While any utility cart can be used to hold booze and glassware, the standard bar cart is meant to be on display, so they tend to come in attractive materials like brass, wood, glass, or nickel. A cart may have a handle and wheels for rolling about, but some carts are meant to be stationary.
Bar carts generally have two or three well-spaced shelves to allow room for tall liquor bottles. It should also have a guard rail around each shelf so your precious glass doesn’t meet a sad end.
Some bar carts have built-in wine racks or glass racks that hold wine or martini glasses upside down. This prevents them from collecting dust when not in use. But other carts are more simple, giving you the option to style them as you see fit.
The History of the Bar Cart
The bar cart’s origins are more Downton Abbey than a dirty martini. They’re an offshoot of the old-fashioned tea trolley, which maids in upscale houses would roll out so they could serve the lady of the house and her guests. This practical piece of furniture meant the women could enjoy their prim cuppa without disturbing their needlework — or indeed, moving at all.

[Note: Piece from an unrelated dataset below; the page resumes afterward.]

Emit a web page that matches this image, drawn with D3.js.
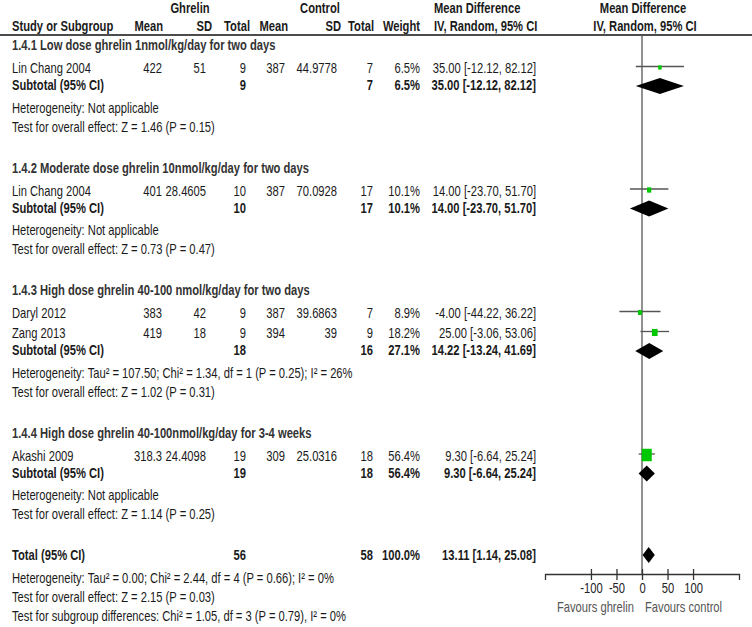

The tea trolley reigned supreme through the late 19th century and early 20th century and kept afloat during Prohibition. Once alcohol became legal again (hallelujah!), the nation was in the grip of the Great Depression. So outfitting a home bar was low on the priority list for people struggling to get by.
Right after the Depression came World War II, with the Korean War close on its heels. By 1953, when the Korean War ended, Americans had been through 25 years of hardship and deprivation. They were ready to let loose!

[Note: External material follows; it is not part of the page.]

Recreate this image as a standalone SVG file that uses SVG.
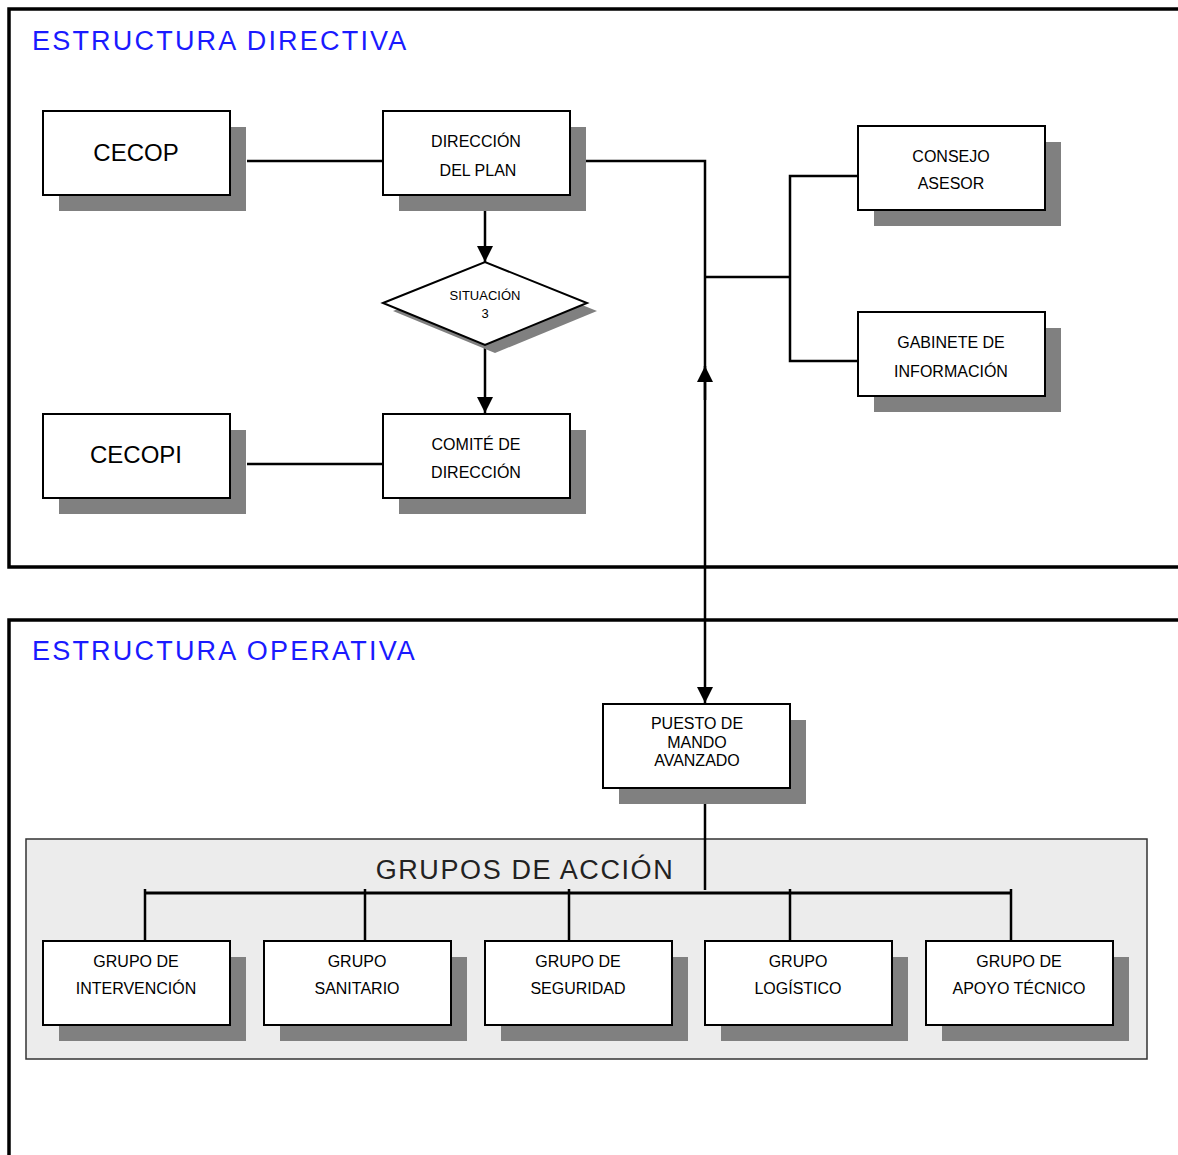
<svg xmlns="http://www.w3.org/2000/svg" width="1178" height="1155" viewBox="0 0 1178 1155">
<style>
.frame{fill:none;stroke:#000;stroke-width:3.5}
.title{font-family:"Liberation Sans",Arial,sans-serif;font-size:27px;fill:#1a1aff;letter-spacing:2.2px}
.box{fill:#fff;stroke:#000;stroke-width:2}
.sh{fill:#808080}
.t{font-family:"Liberation Sans",Arial,sans-serif;font-size:16px;fill:#000;text-anchor:middle}
.big{font-size:24px}
.small{font-size:13px}
.ln{fill:none;stroke:#000;stroke-width:2.5}
.thick{stroke-width:3}
</style>
<defs>
<marker id="ah" markerUnits="userSpaceOnUse" markerWidth="16" markerHeight="16" refX="16" refY="8" orient="auto">
<path d="M0,0 L16,8 L0,16 z" fill="#000"/>
</marker>
</defs>
<rect width="1178" height="1155" fill="#fff"/>
<path class="frame" d="M1180,9 H9 V567 H1180"/>
<path class="frame" d="M1180,620 H9 V1160"/>
<text class="title" x="32" y="50">ESTRUCTURA DIRECTIVA</text>
<text class="title" x="32" y="660">ESTRUCTURA OPERATIVA</text>
<g id="grupos-accion">
<rect x="26" y="839" width="1121" height="220" fill="#ececec" stroke="#333" stroke-width="1.5"/>
<text x="525" y="879" style="font-family:'Liberation Sans',Arial,sans-serif;font-size:27px;fill:#222;letter-spacing:1.6px;text-anchor:middle">GRUPOS DE ACCIÓN</text>
</g>
<g id="connectors">
<line class="ln" x1="247" y1="161" x2="383" y2="161"/>
<line class="ln" x1="247" y1="464" x2="383" y2="464"/>
<path class="ln" d="M586,161 H705 V703" marker-end="url(#ah)"/>
<path class="ln" d="M705,400 V366" marker-end="url(#ah)"/>
<path class="ln" d="M705,277 H790"/>
<path class="ln" d="M858,176 H790 V361 H858"/>
<path class="ln" d="M485,211 V262" marker-end="url(#ah)"/>
<path class="ln" d="M485,345 V413" marker-end="url(#ah)"/>
<path class="ln" d="M705,804 V890"/>
<path class="ln thick" d="M145,893 H1011"/>
<path class="ln" d="M145,889 V941 M365,889 V941 M569,889 V941 M790,889 V941 M1011,889 V941"/>
</g>
<g id="cecop">
<rect class="sh" x="59" y="127" width="187" height="84"/>
<rect class="box" x="43" y="111" width="187" height="84"/>
<text class="t big" x="136" y="161">CECOP</text>
</g>
<g id="direccion-plan">
<rect class="sh" x="399" y="127" width="187" height="84"/>
<rect class="box" x="383" y="111" width="187" height="84"/>
<text class="t" x="476" y="147">DIRECCIÓN</text>
<text class="t" x="478" y="176">DEL PLAN</text>
</g>
<g id="situacion-3">
<polygon class="sh" points="393,311 495,270 597,311 495,353"/>
<polygon class="box" points="383,303 485,262 587,303 485,345"/>
<text class="t small" x="485" y="300">SITUACIÓN</text>
<text class="t small" x="485" y="318">3</text>
</g>
<g id="cecopi">
<rect class="sh" x="59" y="430" width="187" height="84"/>
<rect class="box" x="43" y="414" width="187" height="84"/>
<text class="t big" x="136" y="463">CECOPI</text>
</g>
<g id="comite-direccion">
<rect class="sh" x="399" y="430" width="187" height="84"/>
<rect class="box" x="383" y="414" width="187" height="84"/>
<text class="t" x="476" y="450">COMITÉ DE</text>
<text class="t" x="476" y="478">DIRECCIÓN</text>
</g>
<g id="consejo-asesor">
<rect class="sh" x="874" y="142" width="187" height="84"/>
<rect class="box" x="858" y="126" width="187" height="84"/>
<text class="t" x="951" y="162">CONSEJO</text>
<text class="t" x="951" y="189">ASESOR</text>
</g>
<g id="gabinete-informacion">
<rect class="sh" x="874" y="328" width="187" height="84"/>
<rect class="box" x="858" y="312" width="187" height="84"/>
<text class="t" x="951" y="348">GABINETE DE</text>
<text class="t" x="951" y="377">INFORMACIÓN</text>
</g>
<g id="puesto-mando">
<rect class="sh" x="619" y="720" width="187" height="84"/>
<rect class="box" x="603" y="704" width="187" height="84"/>
<text class="t" x="697" y="729">PUESTO DE</text>
<text class="t" x="697" y="748">MANDO</text>
<text class="t" x="697" y="766">AVANZADO</text>
</g>
<g id="grupo-intervencion">
<rect class="sh" x="59" y="957" width="187" height="84"/>
<rect class="box" x="43" y="941" width="187" height="84"/>
<text class="t" x="136" y="967">GRUPO DE</text>
<text class="t" x="136" y="994">INTERVENCIÓN</text>
</g>
<g id="grupo-sanitario">
<rect class="sh" x="280" y="957" width="187" height="84"/>
<rect class="box" x="264" y="941" width="187" height="84"/>
<text class="t" x="357" y="967">GRUPO</text>
<text class="t" x="357" y="994">SANITARIO</text>
</g>
<g id="grupo-seguridad">
<rect class="sh" x="501" y="957" width="187" height="84"/>
<rect class="box" x="485" y="941" width="187" height="84"/>
<text class="t" x="578" y="967">GRUPO DE</text>
<text class="t" x="578" y="994">SEGURIDAD</text>
</g>
<g id="grupo-logistico">
<rect class="sh" x="721" y="957" width="187" height="84"/>
<rect class="box" x="705" y="941" width="187" height="84"/>
<text class="t" x="798" y="967">GRUPO</text>
<text class="t" x="798" y="994">LOGÍSTICO</text>
</g>
<g id="grupo-apoyo-tecnico">
<rect class="sh" x="942" y="957" width="187" height="84"/>
<rect class="box" x="926" y="941" width="187" height="84"/>
<text class="t" x="1019" y="967">GRUPO DE</text>
<text class="t" x="1019" y="994">APOYO TÉCNICO</text>
</g>
</svg>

The mid-1950s brought about the early heyday of the bar cart. City-dwellers were fleeing for the suburbs in record numbers. As the (predominantly white) folks created their own little hideaways in the ’burbs, the at-home cocktail party also grew in popularity. And how could the hostess easily get the Pink Squirrel ingredients, glassware, and cocktail shaker to her guests? On a rolling bar cart.
These carts were wildly popular throughout the 1950s and ’60s in homes and offices alike. (Yes, some people really did drink at work back then.)
These functional pieces lost some of their luster in the 1970s and 1980s. As houses grew in size, the need for a rolling cart diminished. Instead, homeowners invested in full-size wet bars in their homes, complete with a sink for rinsing out the shaker and strainer.
To explain the current popularity of these bars on wheels, look no further than Mad Men and the ensuing craze for all things mid-century. As the 1950s aesthetic took hold over the past decade or so, carts of brass, glass, and wood began to dot the Instagram and Pinterest landscapes. Not only do the carts look fantastic, but they’re also perfectly suited to an apartment and small-home living. As we say goodbye to the McMansions of the 1990s and early 2000s, bar carts feel both classic and modern.
Where to Find a Bar Cart
These days, home goods stores like West Elm and Wayfair are awash in options, from brass to industrial, from gold to teak. You can also scour vintage shops for an antique version to stock up with wine glasses, decanters, and everything else you need for cocktail hour. Expect vintage carts to show some wear with scratches or dents, but that just adds to their charm.
And these days, wheels are optional. While most modern options are technically mobile, they usually sit in one place just like any other piece of furniture. If you plan to roll yours around, look for locking wheels to keep it in place when not in use.